Let $a,b,c>0: a+b+c=\dfrac{1}{a}+ \dfrac{1}{b}+ \dfrac{1}{c}.$ Prove that \begin{align*} \frac{a}{b} +\frac{b}{c}+ \frac{c}{a} \ge \sqrt{4\left(a^2+b^2+c^2 \right) -ab-bc-ca} \end{align*}
I tried to square but I did not find any interesting point.

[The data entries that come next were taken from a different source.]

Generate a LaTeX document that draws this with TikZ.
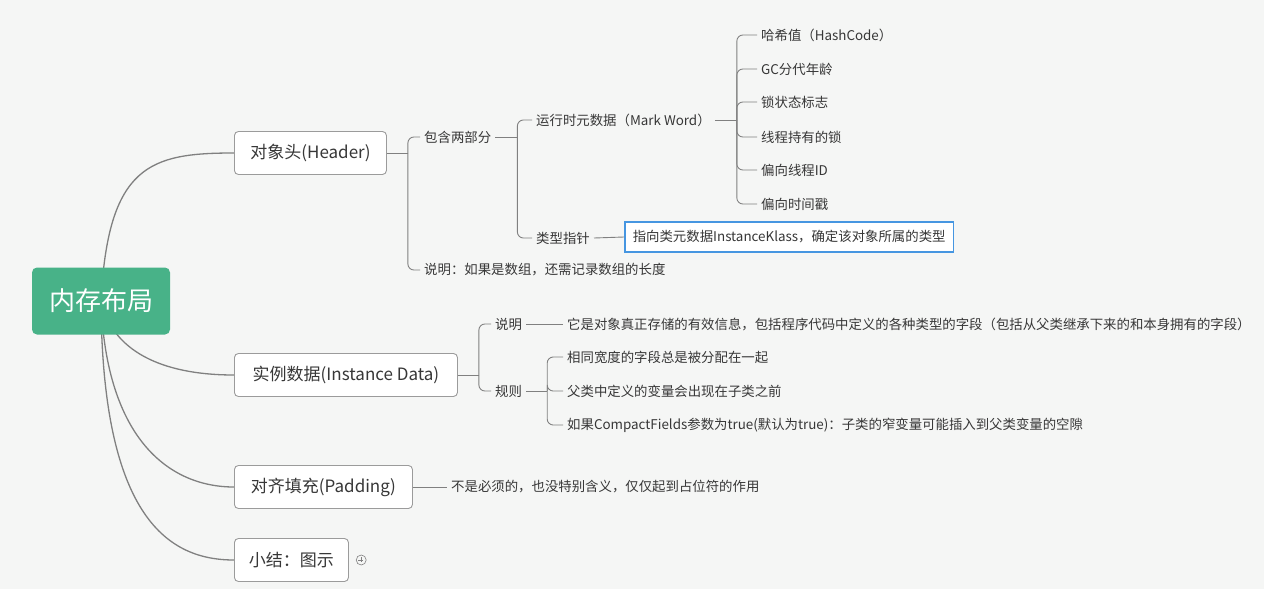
\documentclass[tikz,border=0pt]{standalone}
\usepackage{fontspec}
\setmainfont{Noto Sans CJK SC}
\usetikzlibrary{positioning,backgrounds}
\definecolor{bgcol}{RGB}{245,246,245}
\definecolor{rootgreen}{RGB}{72,178,136}
\definecolor{boxline}{RGB}{155,155,155}
\definecolor{linkgray}{RGB}{128,128,128}
\definecolor{txt}{RGB}{55,55,55}
\definecolor{selblue}{RGB}{70,150,225}
\tikzset{
  topic/.style={draw=boxline, fill=white, rounded corners=4pt, line width=0.9pt,
    font=\fontsize{17}{20}\selectfont, text=txt, minimum height=43pt, anchor=west},
  leaf/.style={font=\fontsize{13.4}{16}\selectfont, text=txt, inner xsep=4pt, inner ysep=2pt, anchor=west},
  link/.style={draw=linkgray, line width=0.9pt},
  elbow/.style={link, rounded corners=6pt},
  stem/.style={draw=linkgray, line width=1.3pt},
}
\begin{document}
\begin{tikzpicture}[x=1pt,y=-1pt]
\useasboundingbox (0,0) rectangle (1264,589);

% main topics
\node[fill=rootgreen, rounded corners=5pt, minimum width=138pt, minimum height=67pt,
  text=white, font=\fontsize{26}{30}\selectfont] (root) at (101,301) {内存布局};
\node[topic, minimum width=152pt] (hdr) at (234,153) {对象头(Header)};
\node[topic, minimum width=223pt] (inst) at (234,375) {实例数据(Instance Data)};
\node[topic, minimum width=178pt] (pad) at (234,487) {对齐填充(Padding)};
\node[topic, minimum width=114pt] (sum) at (234,560) {小结：图示};
\node[circle, draw=linkgray, line width=0.6pt, minimum size=10pt, inner sep=0pt, right=7pt of sum] (fold) {};
\draw[linkgray, line width=0.6pt] (fold.west) ++(2.5,0) -- ++(5,0) (fold.north) ++(0,2.5) -- ++(0,5);

% header
\node[leaf] (two) at (420,137) {包含两部分};
\node[leaf] (hnote) at (420,270) {说明：如果是数组，还需记录数组的长度};
\node[leaf] (mark) at (532,120) {运行时元数据（Mark Word）};
\node[leaf] (kptr) at (532,238) {类型指针};
\node[leaf] (h1) at (757,35) {哈希值（HashCode）};
\node[leaf] (h2) at (757,69) {GC分代年龄};
\node[leaf] (h3) at (757,102) {锁状态标志};
\node[leaf] (h4) at (757,137) {线程持有的锁};
\node[leaf] (h5) at (757,170) {偏向线程ID};
\node[leaf] (h6) at (757,204) {偏向时间戳};
\node[leaf, draw=selblue, line width=1.5pt, fill=white, inner xsep=8pt, minimum height=30pt] (klass) at (624,237)
  {指向类元数据InstanceKlass，确定该对象所属的类型};

% instance data
\node[leaf] (inote) at (491,324) {说明};
\node[leaf] (irule) at (491,391) {规则};
\node[leaf] (idesc) at (563,324) {它是对象真正存储的有效信息，包括程序代码中定义的各种类型的字段（包括从父类继承下来的和本身拥有的字段）};
\node[leaf] (r1) at (563,357) {相同宽度的字段总是被分配在一起};
\node[leaf] (r2) at (563,391) {父类中定义的变量会出现在子类之前};
\node[leaf] (r3) at (563,425) {如果CompactFields参数为true(默认为true)：子类的窄变量可能插入到父类变量的空隙};

% padding
\node[leaf] (pnote) at (447,487) {不是必须的，也没特别含义，仅仅起到占位符的作用};

\begin{scope}[on background layer]
\fill[bgcol] (0,0) rectangle (1264,589);
% root curves
\draw[stem] (root.center) .. controls (108,165) and (150,153) .. (hdr.west);
\draw[stem] (root.center) .. controls (112,350) and (160,375) .. (inst.west);
\draw[stem] (root.center) .. controls (106,440) and (170,487) .. (pad.west);
\draw[stem] (root.center) .. controls (102,520) and (170,560) .. (sum.west);
\end{scope}

% junctions
\path (hdr.east) ++(21,0) coordinate (hj);
\path (two.east) ++(22,0) coordinate (mj);
\path (mark.east) ++(22,0) coordinate (wj);
\path (inst.east) ++(21,0) coordinate (ij);
\path (irule.east) ++(21,0) coordinate (rj);

\draw[link] (hdr.east) -- (hj);
\draw[elbow] (hj) |- (two.west);
\draw[elbow] (hj) |- (hnote.west);
\draw[link] (two.east) -- (mj);
\draw[elbow] (mj) |- (mark.west);
\draw[elbow] (mj) |- (kptr.west);
\draw[link] (mark.east) -- (wj);
\foreach \k in {h1,h2,h3,h4,h5,h6}
  \draw[elbow] (wj) |- (\k.west);
\draw[link] (kptr.east) -- (klass.west);

\draw[link] (inst.east) -- (ij);
\draw[elbow] (ij) |- (inote.west);
\draw[elbow] (ij) |- (irule.west);
\draw[link] (inote.east) -- (idesc.west);
\draw[link] (irule.east) -- (rj);
\foreach \k in {r1,r2,r3}
  \draw[elbow] (rj) |- (\k.west);

\draw[link] (pad.east) -- (pnote.west);
\end{tikzpicture}
\end{document}
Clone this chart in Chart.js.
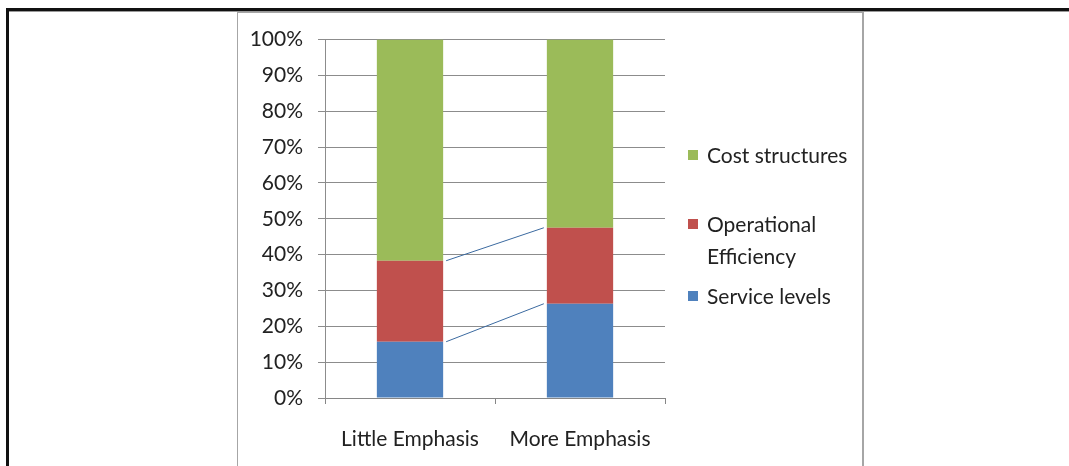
<!DOCTYPE html>
<html>
<head>
<meta charset="utf-8">
<script src="https://cdn.jsdelivr.net/npm/chart.js@4"></script>
<style>
  html, body { margin: 0; padding: 0; background: #fff; }
  body { width: 1069px; height: 466px; position: relative; overflow: hidden; font-family: Lato, "Open Sans", sans-serif; }
  #frameTop { position: absolute; left: 6px; top: 8px; width: 1063px; height: 3px; background: #111; }
  #frameTop2 { position: absolute; left: 6px; top: 11px; width: 1063px; height: 1px; background: #999; }
  #frameLeft { position: absolute; left: 6px; top: 8px; width: 3px; height: 458px; background: #111; }
  #box { position: absolute; left: 237px; top: 12px; width: 624px; height: 460px; border: 1px solid #a6a6a6; border-right: 2px solid #a6a6a6; border-bottom: none; }
  #wrap { position: absolute; left: 237px; top: 12px; width: 625px; height: 454px; }
  #legend { position: absolute; left: 688px; top: 0; font-size: 21px; color: #222; }
  .item { position: absolute; left: 0; white-space: nowrap; line-height: 32px; }
  .sw { position: absolute; left: 0; width: 10px; height: 10px; }
  .txt { position: absolute; left: 19px; }
</style>
</head>
<body>
<div id="frameTop"></div>
<div id="frameTop2"></div>
<div id="frameLeft"></div>
<div id="box"></div>
<div id="wrap"><canvas id="chart"></canvas></div>
<div id="legend"></div>
<script>
const categories = ["Little Emphasis", "More Emphasis"];
const serviceLevels = [15.7, 26.3];
const operationalEfficiency = [22.6, 21.2];
const costStructures = [61.7, 52.5];
const yTicks = [0, 10, 20, 30, 40, 50, 60, 70, 80, 90, 100];

const seriesNames = ["Service levels", "Operational Efficiency", "Cost structures"];
const seriesColors = ["#4f81bd", "#c0504d", "#9bbb59"];

// legend, top entry first like the original
const legendEl = document.getElementById("legend");
const legendRows = [
  { i: 2, lines: ["Cost structures"], top: 139 },
  { i: 1, lines: ["Operational", "Efficiency"], top: 208 },
  { i: 0, lines: ["Service levels"], top: 280 },
];
legendRows.forEach((r) => {
  const d = document.createElement("div");
  d.className = "item";
  d.style.top = r.top + "px";
  const sw = document.createElement("div");
  sw.className = "sw";
  sw.style.background = seriesColors[r.i];
  sw.style.top = "11px";
  d.appendChild(sw);
  const t = document.createElement("div");
  t.className = "txt";
  t.innerHTML = r.lines.join("<br>");
  d.appendChild(t);
  legendEl.appendChild(d);
});

// thin lines linking the tops of stacked segments between bars
const seriesLines = {
  id: "seriesLines",
  afterDatasetsDraw(chart) {
    const ctx = chart.ctx;
    const y = chart.scales.y;
    ctx.save();
    ctx.strokeStyle = "#3b6aa0";
    ctx.lineWidth = 1;
    [0, 1].forEach((di) => {
      const m0 = chart.getDatasetMeta(di).data[0];
      const m1 = chart.getDatasetMeta(di).data[1];
      let s0 = 0, s1 = 0;
      for (let k = 0; k <= di; k++) {
        s0 += chart.data.datasets[k].data[0];
        s1 += chart.data.datasets[k].data[1];
      }
      ctx.beginPath();
      ctx.moveTo(m0.x + m0.width / 2 + 3, y.getPixelForValue(s0));
      ctx.lineTo(m1.x - m1.width / 2 - 3, y.getPixelForValue(s1));
      ctx.stroke();
    });
    ctx.restore();
  },
};

const datasets = [serviceLevels, operationalEfficiency, costStructures].map((vals, i) => ({
  label: seriesNames[i],
  data: vals,
  backgroundColor: seriesColors[i],
  borderWidth: 0,
  barPercentage: 0.39,
  categoryPercentage: 1,
}));

new Chart(document.getElementById("chart"), {
  type: "bar",
  data: { labels: categories, datasets: datasets },
  options: {
    responsive: true,
    maintainAspectRatio: false,
    animation: false,
    layout: { autoPadding: false, padding: { top: 20, right: 197, left: 0, bottom: 0 } },
    plugins: { legend: { display: false }, tooltip: { enabled: false } },
    scales: {
      x: {
        stacked: true,
        grid: { offset: true, drawOnChartArea: false, color: "#868686", tickLength: 6 },
        border: { color: "#868686" },
        ticks: { color: "#222", padding: 23, font: { family: "Lato", size: 21 } },
        afterFit: (s) => { s.height = 68; },
      },
      y: {
        stacked: true,
        min: 0,
        max: 100,
        afterBuildTicks: (s) => { s.ticks = yTicks.map((v) => ({ value: v })); },
        grid: { color: "#8c8c8c", tickLength: 7 },
        border: { color: "#8c8c8c" },
        ticks: { color: "#222", padding: 15, font: { family: "Lato", size: 21 }, callback: (v) => v + "%" },
        afterFit: (s) => { s.width = 88; },
      },
    },
  },
  plugins: [seriesLines],
});
</script>
</body>
</html>
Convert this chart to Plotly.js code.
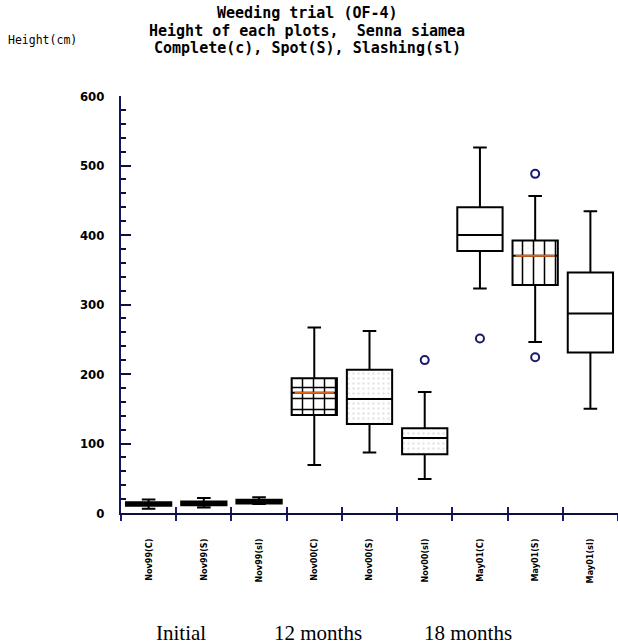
<!DOCTYPE html>
<html>
<head>
<meta charset="utf-8">
<script src="https://cdn.plot.ly/plotly-3.0.1.min.js"></script>
<style>
  html, body { margin: 0; padding: 0; background: #ffffff; }
  #chart { width: 618px; height: 644px; }
</style>
</head>
<body>
<div id="chart"></div>
<script>
// ---- data ----
const categories = ['Nov99(C)', 'Nov99(S)', 'Nov99(sl)', 'Nov00(C)', 'Nov00(S)', 'Nov00(sl)', 'May01(C)', 'May01(S)', 'May01(sl)'];
const lowerFence = [6, 8, 12.8, 69, 87, 49, 323, 246, 150];
const q1Values   = [10.5, 11.3, 13.8, 141, 128, 84.5, 377, 328, 231];
const medians    = [13, 14, 16.5, 173, 164, 108, 400, 370, 287];
const q3Values   = [15.5, 16.5, 19, 194, 206, 122, 440, 392, 346];
const upperFence = [19.5, 21.5, 22.6, 267, 262, 174, 526, 456, 434];

const outlierCats = ['Nov00(sl)', 'May01(C)', 'May01(S)', 'May01(S)'];
const outlierVals = [220, 251, 488, 224];

const gridFilledCats   = ['Nov00(C)'];
const stripeFilledCats = ['May01(S)'];
const dottedCats       = ['Nov00(S)', 'Nov00(sl)'];
const orangeMedianCats = ['Nov00(C)', 'May01(S)'];

const titleLines   = ['Weeding trial (OF-4)', 'Height of each plots,  Senna siamea', 'Complete(c), Spot(S), Slashing(sl)'];
const yAxisLabel   = 'Height(cm)';
const periodLabels = ['Initial', '12 months', '18 months'];

// ---- helpers ----
const idx = c => categories.indexOf(c);
const navy = '#1a1a6e';
const boxW = 0.82;

function patternBar(cats, shape, size, solidity, fg) {
  return {
    type: 'bar',
    x: cats,
    base: cats.map(c => q1Values[idx(c)]),
    y: cats.map(c => q3Values[idx(c)] - q1Values[idx(c)]),
    width: boxW,
    marker: {
      color: '#ffffff',
      line: { width: 0 },
      pattern: { shape: shape, size: size, solidity: solidity, fgcolor: fg, bgcolor: '#ffffff' }
    },
    hoverinfo: 'skip',
    showlegend: false
  };
}

const traces = [
  patternBar(gridFilledCats, '+', 11, 0.25, '#000000'),
  patternBar(stripeFilledCats, '|', 11, 0.14, '#000000'),
  patternBar(dottedCats, '.', 5, 0.18, '#e4e4e4'),
  {
    type: 'box',
    x: categories,
    q1: q1Values,
    median: medians,
    q3: q3Values,
    lowerfence: lowerFence,
    upperfence: upperFence,
    width: boxW,
    whiskerwidth: 0.3,
    boxpoints: false,
    line: { color: '#000000', width: 2 },
    fillcolor: 'rgba(0,0,0,0)',
    showlegend: false
  },
  {
    type: 'scatter',
    mode: 'markers',
    x: outlierCats,
    y: outlierVals,
    marker: { symbol: 'circle-open', size: 8, color: navy, line: { width: 2, color: navy } },
    showlegend: false
  },
  {
    type: 'scatter',
    mode: 'markers',
    xaxis: 'x2',
    x: orangeMedianCats,
    y: orangeMedianCats.map(c => medians[idx(c)]),
    marker: { symbol: 'line-ew', size: 28, line: { width: 2, color: '#e0661e' } },
    showlegend: false
  }
];

const annotations = [];
const titleY = [1.200, 1.157, 1.114];
titleLines.forEach((t, i) => annotations.push({
  text: t, xref: 'paper', yref: 'paper', x: 0.375, y: titleY[i],
  xanchor: 'center', yanchor: 'middle', showarrow: false,
  font: { family: 'DejaVu Sans Mono, monospace', size: 15, color: '#000000', weight: 'bold' }
}));
annotations.push({
  text: yAxisLabel, xref: 'paper', yref: 'paper', x: -0.232, y: 1.134,
  xanchor: 'left', yanchor: 'middle', showarrow: false,
  font: { family: 'DejaVu Sans Mono, monospace', size: 11.5, color: '#000000' }
});
const periodX = [0.12, 0.396, 0.699];
periodLabels.forEach((t, i) => annotations.push({
  text: t, xref: 'paper', yref: 'paper', x: periodX[i], y: -0.288,
  xanchor: 'center', yanchor: 'middle', showarrow: false,
  font: { family: 'Liberation Serif, DejaVu Serif, serif', size: 21, color: '#000000' }
}));

const layout = {
  width: 618, height: 644,
  margin: { l: 121, r: 0, t: 96, b: 131 },
  paper_bgcolor: '#ffffff', plot_bgcolor: '#ffffff',
  barmode: 'overlay',
  showlegend: false,
  font: { family: 'Liberation Sans, Arial, sans-serif', color: '#000000' },
  xaxis: {
    type: 'category', categoryorder: 'array', categoryarray: categories,
    range: [-0.5, 8.5], tickson: 'boundaries',
    ticks: 'outside', ticklen: 6, tickwidth: 2, tickcolor: navy,
    showline: true, linecolor: '#101040', linewidth: 2,
    showgrid: false, zeroline: false,
    tickangle: -90, ticklabelstandoff: 20,
    tickfont: { family: 'Liberation Sans Narrow, DejaVu Sans Condensed, sans-serif', size: 9, color: '#000000', weight: 'bold' }
  },
  xaxis2: {
    type: 'category', categoryorder: 'array', categoryarray: categories,
    overlaying: 'x', anchor: 'y', side: 'bottom',
    range: [-0.5, 8.5], tickson: 'boundaries',
    ticks: 'inside', ticklen: 6, tickwidth: 2, tickcolor: navy,
    showticklabels: false, showline: false, showgrid: false, zeroline: false
  },
  yaxis: {
    range: [0, 600], dtick: 100, tick0: 0,
    ticks: 'inside', ticklen: 10, tickwidth: 2, tickcolor: '#101040',
    minor: { dtick: 20, ticks: 'inside', ticklen: 5, tickwidth: 2, tickcolor: '#101040' },
    showline: true, linecolor: '#15155a', linewidth: 2,
    showgrid: false, zeroline: false,
    ticklabelstandoff: 12,
    tickfont: { family: 'Liberation Sans Narrow, DejaVu Sans Condensed, sans-serif', size: 13, color: '#000000', weight: 'bold' }
  },
  annotations: annotations
};

Plotly.newPlot('chart', traces, layout, { staticPlot: true, displayModeBar: false });
</script>
</body>
</html>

Hope to see some ideas. Thank you.
Updated: We will prove \begin{align*} \frac{a}{b} +\frac{b}{c}+ \frac{c}{a} \ge \sqrt{\left(\frac{1}{a}+ \frac{1}{b}+ \frac{1}{c} \right)\frac{4\left(a^2+b^2+c^2 \right) -ab-bc-ca}{a+b+c} } \end{align*} By computer, I got the equivalent form $$\sum_{\text{cyc}} a \left(\frac{a}{b} -\frac{b}{c} \right) \left(\frac{a}{b}- \frac{b}{c} -3 \right) \ge 0.$$ From here, I don't know how to continue Just notice that, equality occurs at $a=b=c>0,$ also for $$\frac{a}{b}+\frac{b}{c}+\frac{c}{a}=6,$$ and $$\frac{a}{c}+\frac{b}{a}+\frac{c}{b}=9.$$